Stated task: All lines from the beginning of the listing through the line with "Arial, Helvetica, sans-serif'" are to be copied word for word; the pictures are not.

Source data:

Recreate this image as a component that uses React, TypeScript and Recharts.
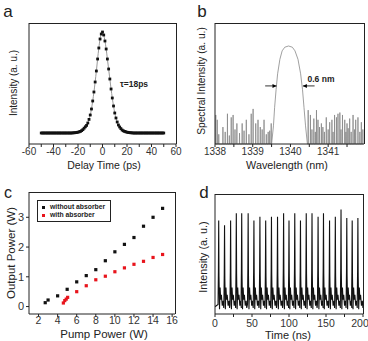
import React from 'react'
import {
  ComposedChart,
  Line,
  Scatter,
  XAxis,
  YAxis,
  ReferenceLine,
} from 'recharts'

const FONT = '"Liberation Sans", Arial, Helvetica, sans-serif'

// (a) autocorrelation trace
const delayTimes = [
  -50, -49, -48, -47, -46, -45, -44, -43, -42, -41, -40, -39, -38, -37, -36, -35, -34,
  -33, -32, -31, -30, -29, -28, -27, -26, -25, -24, -23, -22, -21, -20, -19, -18, -17,
  -16, -15, -14, -13, -12, -11, -10, -9, -8, -7, -6, -5, -4, -3, -2, -1, 0, 1, 2, 3, 4,
  5, 6, 7, 8, 9, 10, 11, 12, 13, 14, 15, 16, 17, 18, 19, 20, 21, 22, 23, 24, 25, 26, 27,
  28, 29, 30, 31, 32, 33, 34, 35, 36, 37, 38, 39, 40, 41, 42, 43, 44, 45, 46, 47, 48,
  49, 50,
]
const delayIntensity = [
  0, 0, 0, 0, 0, 0, 0, 0, 0, 0, 0, 0, 0, 0, 0, 0, 0,
  0, 0, 0, 0, 0, 0, 0, 0, 0, 0.01, 0.01, 0.02, 0.03, 0.04, 0.06, 0.08, 0.12,
  0.17, 0.24, 0.31, 0.38, 0.5, 0.68, 0.9, 1.2, 1.6, 2.05, 2.55, 3.1, 3.7, 4.25, 4.7, 4.95, 5.05, 4.9, 4.6, 4.2, 3.7,
  3.2, 2.7, 2.2, 1.75, 1.35, 1.0, 0.75, 0.55, 0.4, 0.3, 0.22, 0.15, 0.11, 0.08, 0.06, 0.04, 0.03, 0.02, 0.01, 0.01, 0, 0, 0,
  0, 0, 0, 0, 0, 0, 0, 0, 0, 0, 0, 0, 0, 0, 0, 0, 0, 0, 0, 0, 0,
  0, 0,
]
const delayTicks = [-60, -50, -40, -30, -20, -10, 0, 10, 20, 30, 40, 50, 60]

// (b) optical spectrum
const peakWl = [1339.5, 1339.55, 1339.58, 1339.62, 1339.66, 1339.72, 1339.78, 1339.85, 1339.95, 1340.05, 1340.12, 1340.2, 1340.27, 1340.32, 1340.36, 1340.4, 1340.45]
const peakLevel = [0, 0.15, 0.3, 0.45, 0.58, 0.7, 0.77, 0.8, 0.81, 0.8, 0.77, 0.7, 0.58, 0.45, 0.3, 0.15, 0]
const spikeWl = [
  1338.02, 1338.06, 1338.1, 1338.21, 1338.27, 1338.33, 1338.38, 1338.43, 1338.48, 1338.53,
  1338.58, 1338.65, 1338.72, 1338.77, 1338.83, 1338.9, 1338.96, 1339.01, 1339.08, 1339.14,
  1339.2, 1339.25, 1339.3, 1339.36, 1339.41, 1339.45, 1339.49,
  1340.47, 1340.53, 1340.57, 1340.62, 1340.66, 1340.69, 1340.73, 1340.77, 1340.82, 1340.86,
  1340.9, 1340.95, 1341.0, 1341.04, 1341.1, 1341.13, 1341.17, 1341.22, 1341.26, 1341.31,
  1341.34, 1341.38, 1341.44, 1341.47, 1341.5, 1341.53, 1341.57, 1341.61, 1341.66, 1341.7,
  1341.73, 1341.79, 1341.84, 1341.88, 1341.92,
]
const spikeLevel = [
  0.24, 0.2, 0.08, 0.14, 0.1, 0.25, 0.07, 0.22, 0.24, 0.12,
  0.17, 0.09, 0.17, 0.11, 0.2, 0.08, 0.25, 0.29, 0.17, 0.2,
  0.14, 0.12, 0.2, 0.08, 0.1, 0.11, 0.17,
  0.28, 0.24, 0.12, 0.21, 0.1, 0.28, 0.2, 0.14, 0.17, 0.14,
  0.1, 0.22, 0.12, 0.18, 0.2, 0.1, 0.24, 0.22, 0.25, 0.26,
  0.12, 0.24, 0.2, 0.1, 0.17, 0.13, 0.21, 0.1, 0.24, 0.12,
  0.2, 0.22, 0.1, 0.18, 0.12,
]
const wlTicks = [1338, 1338.5, 1339, 1339.5, 1340, 1340.5, 1341, 1341.5]
const specYTicks = [0.09, 0.318, 0.545, 0.773, 1]

// (c) output power vs pump power
const pumpNoAbs = [2.7, 3, 4, 5, 6, 7, 8, 9, 10, 11, 12, 13, 14, 15]
const outNoAbs = [0.13, 0.22, 0.36, 0.58, 0.83, 1.04, 1.24, 1.54, 1.84, 2.09, 2.32, 2.7, 3.0, 3.3]
const pumpAbs = [4.6, 4.75, 4.9, 5.05, 6, 7, 8, 9, 10, 11, 12, 13, 14, 15]
const outAbs = [0.12, 0.2, 0.25, 0.31, 0.5, 0.7, 0.9, 1.02, 1.17, 1.3, 1.42, 1.52, 1.65, 1.75]

// (d) pulse train
const pulseTimes = [
  5.0, 12.9, 21.1, 28.8, 36.1, 44.8, 52.6, 60.7, 68.5, 76.3, 84.5, 92.7, 100.0,
  107.8, 115.5, 123.3, 131.1, 139.3, 146.6, 154.8, 162.6, 170.3, 178.1, 185.4, 193.1,
]
const pulseHeights = [
  0.78, 0.74, 0.78, 0.84, 0.84, 0.84, 0.78, 0.81, 0.78, 0.81, 0.81, 0.84, 0.78,
  0.84, 0.78, 0.84, 0.84, 0.81, 0.84, 0.78, 0.81, 0.87, 0.8, 0.78, 0.8,
]
// shape around each spike (ns offset, level); index 2 is the spike top
const pulseOffsets = [-0.9, -0.4, 0, 0.4, 1.1, 1.9, 2.7, 3.6, 4.8, 6.0, 6.8]
const pulseLevels = [0.08, 0.45, 0, 0.4, 0.04, 0.22, 0.12, 0.16, 0.07, 0.11, 0.05]

const autocorr = delayTimes.map((x, i) => ({ x, y: delayIntensity[i] }))

const spectrum = [
  ...spikeWl.flatMap((w, i) => [
    { x: w - 0.004, y: 0 },
    { x: w, y: spikeLevel[i] },
    { x: w + 0.004, y: 0 },
  ]),
  ...peakWl.map((w, i) => ({ x: w, y: peakLevel[i] })),
].sort((a, b) => a.x - b.x)

const noAbs = pumpNoAbs.map((x, i) => ({ x, y: outNoAbs[i] }))
const withAbs = pumpAbs.map((x, i) => ({ x, y: outAbs[i] }))

const train = [
  { x: 0, y: 0.06 },
  ...pulseTimes.flatMap((t, i) =>
    pulseOffsets.map((o, j) => ({
      x: t + o,
      y: j === 2 ? pulseHeights[i] : j === 1 || j === 3 ? pulseLevels[j] * pulseHeights[i] : pulseLevels[j],
    }))
  ),
].filter((p) => p.x <= 200)

const fwhmArrows = [
  { x: 1339.63, y: 0.48, dir: 1 },
  { x: 1340.33, y: 0.48, dir: -1 },
]

const tickStyle = (size: number) => ({ fontSize: size, fill: '#333', fontFamily: FONT })

const Square = (color: string) => (props: any) => (
  <rect x={props.cx - 1.6} y={props.cy - 1.6} width={3.2} height={3.2} fill={color} />
)

const Arrow = (props: any) => {
  const { cx, cy, payload } = props
  const d = payload.dir
  return <path d={`M${cx},${cy} L${cx - d * 4},${cy - 2} L${cx - d * 4},${cy + 2} Z`} fill="#000" />
}

const Dot = (props: any) => (
  <rect key={props.index} x={props.cx - 1.4} y={props.cy - 1.4} width={2.8} height={2.8} fill="#111" />
)

// keeps the last label of panel d inside the picture
const TimeTick = (props: any) => {
  const { x, y, payload } = props
  if (payload.value % 50 !== 0) return null
  const dx = payload.value === 200 ? -3 : 0
  return (
    <text x={x + dx} y={y + 8} textAnchor="middle" fontSize={10.5} fill="#333" fontFamily={FONT}>
      {payload.value}
    </text>
  )
}

function Text({ x, y, size, bold, rotate, color, children }: any) {
  return (
    <div
      style={{
        position: 'absolute',
        left: x,
        top: y,
        transform: `translate(-50%, -50%)${rotate ? ' rotate(-90deg)' : ''}`,
        fontSize: size,
        fontWeight: bold ? 'bold' : 'normal',
        fontFamily: FONT,
        color: color || '#222',
        whiteSpace: 'nowrap',
        lineHeight: 1,
      }}
    >
      {children}
    </div>
  )
}

// top and right edges of a plot box (left/bottom come from the axes)
function Box({ x0, y0, x1, y1 }: any) {
  return (
    <div
      style={{
        position: 'absolute',
        left: x0,
        top: y0,
        width: x1 - x0,
        height: y1 - y0,
        borderTop: '1px solid #222',
        borderRight: '1px solid #222',
        boxSizing: 'border-box',
        pointerEvents: 'none',
      }}
    />
  )
}

export default function App() {
  return (
    <div style={{ position: 'absolute', left: 0, top: 0, width: 368, height: 341, background: '#fff', overflow: 'hidden' }}>
      {/* a */}
      <div style={{ position: 'absolute', left: 0, top: 0 }}>
        <ComposedChart width={184} height={170} margin={{ top: 23, right: 8, left: 0, bottom: 0 }}>
          <XAxis
            type="number"
            dataKey="x"
            domain={[-60, 60]}
            ticks={delayTicks}
            tickFormatter={(v: number) => (v % 20 === 0 ? String(v) : '')}
            height={26}
            tickSize={3}
            tickMargin={1}
            stroke="#222"
            tick={tickStyle(10)}
            interval={0}
          />
          <YAxis type="number" domain={[-0.55, 5.5]} ticks={[0, 1, 2, 3, 4, 5]} width={29} tick={false} tickSize={3} stroke="#222" />
          <Line
            data={autocorr}
            dataKey="y"
            type="monotone"
            stroke="#999"
            strokeWidth={1}
            dot={Dot}
            isAnimationActive={false}
          />
        </ComposedChart>
      </div>

      {/* b */}
      <div style={{ position: 'absolute', left: 184, top: 0 }}>
        <ComposedChart width={184} height={170} margin={{ top: 23, right: 4, left: 0, bottom: 0 }}>
          <XAxis
            type="number"
            dataKey="x"
            domain={[1338, 1341.95]}
            ticks={wlTicks}
            tickFormatter={(v: number) => (Number.isInteger(v) ? String(v) : '')}
            allowDataOverflow
            height={26}
            tickSize={3}
            tickMargin={1}
            stroke="#222"
            tick={tickStyle(10)}
            interval={0}
          />
          <YAxis type="number" domain={[0, 1]} ticks={specYTicks} width={31} tick={false} tickSize={3} stroke="#222" />
          <Line data={spectrum} dataKey="y" type="linear" stroke="#888" strokeWidth={0.8} dot={false} isAnimationActive={false} />
          <ReferenceLine segment={[{ x: 1339.33, y: 0.48 }, { x: 1339.63, y: 0.48 }]} stroke="#000" strokeWidth={0.8} />
          <ReferenceLine segment={[{ x: 1340.33, y: 0.48 }, { x: 1340.64, y: 0.48 }]} stroke="#000" strokeWidth={0.8} />
          <Scatter data={fwhmArrows} dataKey="y" shape={Arrow} isAnimationActive={false} />
        </ComposedChart>
      </div>

      {/* c */}
      <div style={{ position: 'absolute', left: 0, top: 170 }}>
        <ComposedChart width={184} height={171} margin={{ top: 22, right: 9, left: 0, bottom: 0 }}>
          <XAxis
            type="number"
            dataKey="x"
            domain={[1, 16.3]}
            ticks={[2, 4, 6, 8, 10, 12, 14, 16]}
            allowDataOverflow
            height={27}
            tickSize={3}
            tickMargin={0}
            stroke="#222"
            tick={tickStyle(10.5)}
            interval={0}
          />
          <YAxis
            type="number"
            dataKey="y"
            domain={[-0.25, 3.85]}
            ticks={[0, 1, 2, 3]}
            allowDataOverflow
            width={29}
            tickSize={3}
            tickMargin={2}
            stroke="#222"
            tick={tickStyle(11)}
          />
          <Scatter data={noAbs} dataKey="y" shape={Square('#111')} isAnimationActive={false} />
          <Scatter data={withAbs} dataKey="y" shape={Square('#e8141c')} isAnimationActive={false} />
        </ComposedChart>
      </div>

      {/* d */}
      <div style={{ position: 'absolute', left: 184, top: 170 }}>
        <ComposedChart width={184} height={171} margin={{ top: 24, right: 5, left: 0, bottom: 0 }}>
          <XAxis
            type="number"
            dataKey="x"
            domain={[0, 200]}
            ticks={[0, 25, 50, 75, 100, 125, 150, 175, 200]}
            allowDataOverflow
            height={27}
            tickSize={3}
            stroke="#222"
            tick={TimeTick}
            interval={0}
          />
          <YAxis type="number" domain={[0, 1]} ticks={[0.16, 0.325, 0.49, 0.66, 0.825]} width={31} tick={false} tickSize={3} stroke="#222" />
          <Line data={train} dataKey="y" type="linear" stroke="#111" strokeWidth={1.1} dot={false} isAnimationActive={false} />
        </ComposedChart>
      </div>

      <Box x0={29} y0={23} x1={177} y1={144} />
      <Box x0={215} y0={23} x1={365} y1={144} />
      <Box x0={29} y0={192} x1={176} y1={314} />
      <Box x0={215} y0={194} x1={364} y1={314} />

      {/* panel letters */}
      <Text x={8} y={11} size={17}>a</Text>
      <Text x={202} y={11} size={17}>b</Text>
      <Text x={8} y={193} size={16}>c</Text>
      <Text x={204} y={192} size={17}>d</Text>

      {/* axis titles */}
      <Text x={14} y={83} size={10} rotate>Intensity (a. u.)</Text>
      <Text x={104} y={165} size={10.5}>Delay Time (ps)</Text>
      <Text x={202} y={81} size={10.2} rotate>Spectral Intensity (a. u.)</Text>
      <Text x={287} y={165} size={10.8}>Wavelength (nm)</Text>
      <Text x={12} y={253} size={11.5} rotate>Output Power (W)</Text>
      <Text x={104} y={335} size={11.5}>Pump Power (W)</Text>
      <Text x={203} y={257} size={10.8} rotate>Intensity (a. u.)</Text>
      <Text x={288} y={335} size={11}>Time (ns)</Text>

      {/* annotations */}
      <Text x={134} y={84} size={8.5} bold>τ=18ps</Text>
      <Text x={321} y={79} size={8.5} bold>0.6 nm</Text>

      {/* legend for c */}
      <div
        style={{
          position: 'absolute',
          left: 37,
          top: 200,
          width: 74,
          height: 22,
          border: '1px solid #222',
          boxSizing: 'border-box',
          fontFamily: FONT,
          fontSize: 6.8,
          fontWeight: 'bold',
          color: '#222',
          lineHeight: '8px',
          padding: '2px 0 0 4px',
          whiteSpace: 'nowrap',
        }}
      >
        <div style={{ display: 'flex', alignItems: 'center' }}>
          <span style={{ width: 3, height: 3, background: '#111', marginRight: 5, flexShrink: 0 }} />
          without absorber
        </div>
        <div style={{ display: 'flex', alignItems: 'center' }}>
          <span style={{ width: 3, height: 3, background: '#e8141c', marginRight: 5, flexShrink: 0 }} />
          with absorber
        </div>
      </div>
    </div>
  )
}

Solution:
Recreate this image as a component that uses React, TypeScript and Recharts.
import React from 'react'
import {
  ComposedChart,
  Line,
  Scatter,
  XAxis,
  YAxis,
  ReferenceLine,
} from 'recharts'

const FONT = '"Liberation Sans", Arial, Helvetica, sans-serif'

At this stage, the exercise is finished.